Uncertainty quantification for deep learning-based schemes for solving high-dimensional backward stochastic differential equations

TL;DR

This paper develops an efficient uncertainty quantification model for deep learning schemes solving high-dimensional BSDEs, enabling reliable estimation of solution variability with a single run, thus improving scheme evaluation and hyperparameter tuning.

Contribution

The authors introduce a novel UQ model that accurately estimates mean and standard deviation of solutions from a single run, reducing computational cost and enhancing reliability in high-dimensional BSDE solutions.

Findings

The UQ model reliably estimates mean and STD of solutions.

Estimated STD captures multiple sources of uncertainty.

Model improves scheme comparison and hyperparameter selection.

Abstract

Deep learning-based numerical schemes for solving high-dimensional backward stochastic differential equations (BSDEs) have recently raised plenty of scientific interest. While they enable numerical methods to approximate very high-dimensional BSDEs, their reliability has not been studied and is thus not understood. In this work, we study uncertainty quantification (UQ) for a class of deep learning-based BSDE schemes. More precisely, we review the sources of uncertainty involved in the schemes and numerically study the impact of different sources. Usually, the standard deviation (STD) of the approximate solutions obtained from multiple runs of the algorithm with different datasets is calculated to address the uncertainty. This approach is computationally quite expensive, especially for high-dimensional problems. Hence, we develop a UQ model that efficiently estimates the STD of the approximate solution using only a single run of the algorithm. The model also estimates the mean of the approximate solution, which can be leveraged to initialize the algorithm and improve the optimization process.
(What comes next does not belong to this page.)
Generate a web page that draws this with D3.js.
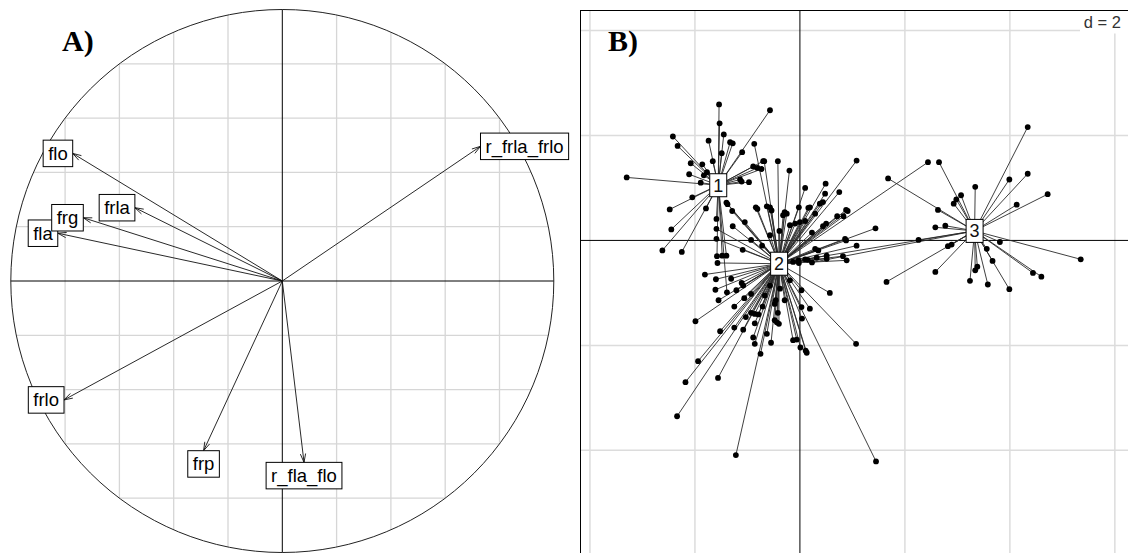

Our numerical experiments show that the UQ model produces reliable estimates of the mean and STD of the approximate solution for the considered class of deep learning-based BSDE schemes. The estimated STD captures multiple sources of uncertainty, demonstrating its effectiveness in quantifying the uncertainty. Additionally, the model illustrates the improved performance when comparing different schemes based on the estimated STD values. Furthermore, it can identify hyperparameter values for which the scheme achieves good approximations.